Let me tell you a woman’s story of how the sun of Sufism rose in the diasporic West, and how that was supposed to change something.
Once upon a time, Islamists held Sufis in a grappling chokehold. Modernists, liberals, fundamentalists, and Salafis had been smacking Sufism around as ignorant, irrational, inauthentic, and heterodox. Men were presidents and women were secretaries in organisations; men were principals and women were teachers at the Islamic schools. When the masculinity-centric Islamists were dislodged and the Sufis returned, it should have been a triumph, right?
I’m a former Islamist. But I won’t build a state-funded career across the Atlantic on that notoriety. After all, in the 1980s and 1990s, who wasn’t an Islamist? I worked at a university that was then on a list for allegedly having militants on the premises. But when the US was engaged in its proxy war via Pakistan, who wasn’t cheering along those mujahideen – excuse me, militants? When the Iranian Revolution took place, who wasn’t celebrating an Islamic republic that told a superpower where to stick their CIA?

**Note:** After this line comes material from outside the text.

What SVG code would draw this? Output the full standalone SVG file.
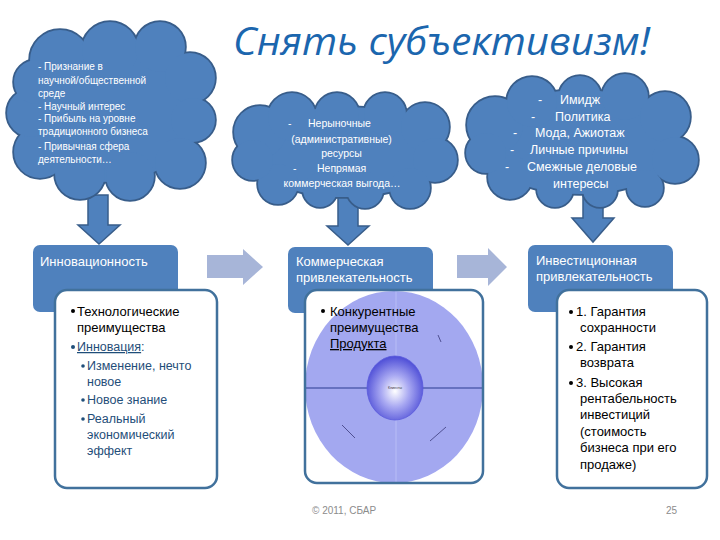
<svg xmlns="http://www.w3.org/2000/svg" width="720" height="540" viewBox="0 0 720 540">
<style>
.cs{fill:none;stroke:#385D8A;stroke-width:3.5}
.cf{fill:#4F81BD;stroke:none}
.ct{font-family:"Liberation Sans",Arial,sans-serif;fill:#fff}
.hd{fill:#4F81BD}
.ht{font-family:"Liberation Sans",Arial,sans-serif;font-size:13px;fill:#fff}
.wb{fill:#fff;stroke:#41719C;stroke-width:2.5}
.bt{font-family:"Liberation Sans",Arial,sans-serif;font-size:13px;fill:#000}
.sb{font-family:"Liberation Sans",Arial,sans-serif;font-size:12.5px;fill:#1F4E79}
.da{fill:#4F81BD;stroke:#385D8A;stroke-width:1.5}
.ra{fill:#A7B5D8}
.ft{font-family:"Liberation Sans",Arial,sans-serif;font-size:10px;fill:#8C8C8C}
</style>
<defs>
<radialGradient id="sph" cx="50%" cy="55%" r="55%">
<stop offset="0" stop-color="#FFFFFF"/>
<stop offset="0.45" stop-color="#A9A9F2"/>
<stop offset="1" stop-color="#4C4CD6"/>
</radialGradient>
<clipPath id="midclip"><rect x="305" y="290" width="178" height="193" rx="12"/></clipPath>
</defs>

<text x="233" y="55" font-family="'Open Sans','Noto Sans',sans-serif" font-style="italic" font-size="38" fill="#1B66AE" textLength="417" lengthAdjust="spacingAndGlyphs">Снять субъективизм!</text>

<g id="connectors">
<polygon class="da" points="88,195 108,195 108,225 120,225 99,244 78,225 88,225"/>
<polygon class="da" points="338,195 358,195 358,226 369,226 348,245 327,226 338,226"/>
<polygon class="da" points="583,195 603,195 603,218 614,218 593,242 572,218 583,218"/>
<polygon class="ra" points="207,255 243,255 243,249 263,267 243,285 243,278 207,278"/>
<polygon class="ra" points="457,255 488,255 488,248 507,267 488,286 488,278 457,278"/>
</g>

<g id="cloud-left">
<g class="cs">
<ellipse cx="110" cy="112" rx="85" ry="70"/>
<circle cx="60" cy="60" r="30"/><circle cx="110" cy="50" r="28"/><circle cx="160" cy="47" r="25"/>
<circle cx="190" cy="78" r="25"/><circle cx="193" cy="120" r="22"/><circle cx="180" cy="163" r="25"/>
<circle cx="130" cy="176" r="24"/><circle cx="80" cy="174" r="25"/><circle cx="40" cy="152" r="26"/>
<circle cx="31" cy="113" r="24"/><circle cx="36" cy="82" r="22"/>
</g>
<g class="cf">
<ellipse cx="110" cy="112" rx="85" ry="70"/>
<circle cx="60" cy="60" r="30"/><circle cx="110" cy="50" r="28"/><circle cx="160" cy="47" r="25"/>
<circle cx="190" cy="78" r="25"/><circle cx="193" cy="120" r="22"/><circle cx="180" cy="163" r="25"/>
<circle cx="130" cy="176" r="24"/><circle cx="80" cy="174" r="25"/><circle cx="40" cy="152" r="26"/>
<circle cx="31" cy="113" r="24"/><circle cx="36" cy="82" r="22"/>
</g>
<text class="ct" font-size="10">
<tspan x="38" y="70">- Признание в</tspan>
<tspan x="38" y="84">научной/общественной</tspan>
<tspan x="38" y="97">среде</tspan>
<tspan x="38" y="110">- Научный интерес</tspan>
<tspan x="38" y="122">- Прибыль на уровне</tspan>
<tspan x="38" y="135">традиционного бизнеса</tspan>
<tspan x="38" y="150">- Привычная сфера</tspan>
<tspan x="38" y="163">деятельности…</tspan>
</text>
</g>

<g id="cloud-middle">
<g class="cs">
<ellipse cx="345" cy="152" rx="95" ry="45"/>
<circle cx="260" cy="132" r="26"/><circle cx="292" cy="117" r="24"/><circle cx="337" cy="115" r="22"/>
<circle cx="385" cy="114" r="21"/><circle cx="425" cy="127" r="24"/><circle cx="435" cy="160" r="22"/>
<circle cx="410" cy="188" r="20"/><circle cx="365" cy="190" r="18"/><circle cx="320" cy="190" r="17"/>
<circle cx="278" cy="184" r="20"/><circle cx="253" cy="160" r="20"/>
</g>
<g class="cf">
<ellipse cx="345" cy="152" rx="95" ry="45"/>
<circle cx="260" cy="132" r="26"/><circle cx="292" cy="117" r="24"/><circle cx="337" cy="115" r="22"/>
<circle cx="385" cy="114" r="21"/><circle cx="425" cy="127" r="24"/><circle cx="435" cy="160" r="22"/>
<circle cx="410" cy="188" r="20"/><circle cx="365" cy="190" r="18"/><circle cx="320" cy="190" r="17"/>
<circle cx="278" cy="184" r="20"/><circle cx="253" cy="160" r="20"/>
</g>
<text class="ct" font-size="10.5">
<tspan x="288" y="127">-</tspan><tspan x="308" y="127">Нерыночные</tspan>
<tspan x="343" y="143" text-anchor="middle">(административные)</tspan>
<tspan x="343" y="157" text-anchor="middle">ресурсы</tspan>
<tspan x="293" y="172">-</tspan><tspan x="317" y="172">Непрямая</tspan>
<tspan x="342" y="187" text-anchor="middle">коммерческая выгода…</tspan>
</text>
</g>

<g id="cloud-right">
<g class="cs">
<ellipse cx="580" cy="142" rx="100" ry="52"/>
<circle cx="495" cy="125" r="28"/><circle cx="532" cy="102" r="25"/><circle cx="580" cy="97" r="21"/>
<circle cx="625" cy="97" r="23"/><circle cx="665" cy="117" r="25"/><circle cx="675" cy="160" r="23"/>
<circle cx="645" cy="188" r="18"/><circle cx="600" cy="190" r="17"/><circle cx="555" cy="189" r="18"/>
<circle cx="510" cy="177" r="22"/><circle cx="486" cy="153" r="20"/>
</g>
<g class="cf">
<ellipse cx="580" cy="142" rx="100" ry="52"/>
<circle cx="495" cy="125" r="28"/><circle cx="532" cy="102" r="25"/><circle cx="580" cy="97" r="21"/>
<circle cx="625" cy="97" r="23"/><circle cx="665" cy="117" r="25"/><circle cx="675" cy="160" r="23"/>
<circle cx="645" cy="188" r="18"/><circle cx="600" cy="190" r="17"/><circle cx="555" cy="189" r="18"/>
<circle cx="510" cy="177" r="22"/><circle cx="486" cy="153" r="20"/>
</g>
<text class="ct" font-size="12.5">
<tspan x="538" y="104">-</tspan><tspan x="560" y="104">Имидж</tspan>
<tspan x="531" y="121">-</tspan><tspan x="555" y="121">Политика</tspan>
<tspan x="513" y="137">-</tspan><tspan x="535" y="137">Мода, Ажиотаж</tspan>
<tspan x="510" y="154">-</tspan><tspan x="530" y="154">Личные причины</tspan>
<tspan x="505" y="171">-</tspan><tspan x="527" y="171">Смежные деловые</tspan>
<tspan x="553" y="188">интересы</tspan>
</text>
</g>

<g id="node-innov">
<rect class="hd" x="33" y="245" width="145" height="67" rx="7"/>
<text class="ht" x="40" y="266">Инновационность</text>
<rect class="wb" x="55" y="290" width="162" height="198" rx="12"/>
<circle cx="73" cy="311" r="2"/>
<text class="bt"><tspan x="77" y="316">Технологические</tspan><tspan x="77" y="332">преимущества</tspan></text>
<circle cx="73" cy="347" r="2" fill="#1F4E79"/>
<text class="sb" x="77" y="351"><tspan text-decoration="underline">Инновация</tspan>:</text>
<circle cx="83" cy="366" r="1.8" fill="#1F4E79"/>
<circle cx="83" cy="400" r="1.8" fill="#1F4E79"/>
<circle cx="83" cy="419" r="1.8" fill="#1F4E79"/>
<text class="sb">
<tspan x="87" y="370">Изменение, нечто</tspan>
<tspan x="87" y="386">новое</tspan>
<tspan x="87" y="404">Новое знание</tspan>
<tspan x="87" y="423">Реальный</tspan>
<tspan x="87" y="439">экономический</tspan>
<tspan x="87" y="455">эффект</tspan>
</text>
</g>

<g id="node-commerce">
<rect class="hd" x="288" y="247" width="145" height="66" rx="7"/>
<text class="ht"><tspan x="296" y="266">Коммерческая</tspan><tspan x="296" y="282">привлекательность</tspan></text>
<rect x="305" y="290" width="178" height="193" rx="12" fill="#fff"/>
<g clip-path="url(#midclip)">
<ellipse cx="394" cy="387" rx="89" ry="96" fill="#A3A8F0"/>
<line x1="396" y1="291" x2="396" y2="483" stroke="#B8BDF6" stroke-width="1"/>
<line x1="305" y1="388" x2="483" y2="388" stroke="#2B3A8F" stroke-width="1.2"/>
<ellipse cx="395" cy="388" rx="28" ry="32" fill="url(#sph)" stroke="#5A5ADC" stroke-width="0.8"/>
<text x="395" y="389" font-family="'Liberation Sans',Arial,sans-serif" font-size="3.5" fill="#333" text-anchor="middle">Клиенты</text>
<line x1="438" y1="335" x2="441" y2="342" stroke="#3A3A7A" stroke-width="0.8"/>
<line x1="342" y1="425" x2="355" y2="438" stroke="#3A3A7A" stroke-width="0.8"/>
<line x1="430" y1="441" x2="446" y2="427" stroke="#3A3A7A" stroke-width="0.8"/>
</g>
<rect x="305" y="290" width="178" height="193" rx="12" fill="none" stroke="#41719C" stroke-width="2.5"/>
<circle cx="323" cy="311" r="2"/>
<text class="bt"><tspan x="330" y="316">Конкурентные</tspan><tspan x="330" y="332">преимущества</tspan><tspan x="330" y="348" text-decoration="underline">Продукта</tspan></text>
</g>

<g id="node-invest">
<rect class="hd" x="528" y="245" width="145" height="67" rx="7"/>
<text class="ht"><tspan x="536" y="265">Инвестиционная</tspan><tspan x="536" y="281">привлекательность</tspan></text>
<rect class="wb" x="557" y="290" width="150" height="198" rx="12"/>
<circle cx="571" cy="312" r="2"/><circle cx="571" cy="347" r="2"/><circle cx="571" cy="383" r="2"/>
<text class="bt">
<tspan x="576" y="316">1. Гарантия</tspan>
<tspan x="580" y="332">сохранности</tspan>
<tspan x="576" y="351">2. Гарантия</tspan>
<tspan x="580" y="367">возврата</tspan>
<tspan x="576" y="387">3. Высокая</tspan>
<tspan x="580" y="403">рентабельность</tspan>
<tspan x="580" y="419">инвестиций</tspan>
<tspan x="580" y="436">(стоимость</tspan>
<tspan x="580" y="452">бизнеса при его</tspan>
<tspan x="580" y="469">продаже)</tspan>
</text>
</g>

<text class="ft" x="312" y="514">© 2011, СБАР</text>
<text class="ft" x="666" y="514">25</text>
</svg>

For part of my new-found Islamic life, I was an Islamist engaged in jihad against the heresy of Sufism. For the remainder of my life, I was the Sufi punchbag. I was Chishti-Sabri – but before the big post-9/11 Sufi wave hit the US. Until that shift, I was a mostly undercover Sufi, in three continents. In North America and the UK, whether Muslim Students Association (MSA) or Federation of Student’s Islamic Societies (FOSIS), the Cambridge mosque or the Bloomington Islamic Center, Sufi was not the thing to be in the 1990s. To be engaged in mainstream Muslim causes you buried your angular edges and performed as a good, sober, Qur’an-and-Sunnah Islamist. In an American mosque, even an excess of tearful humility during prayers could be seen as immoderate. You certainly made no references to pirs – Sufi guide –andshrines. Forget Sufism: technically, in that period, music, democracy, and feminism were all officially outlawed for Muslims. How were we to live our Muslim ethics together in diverse Muslim communities? And were Muslim women part of ‘us’?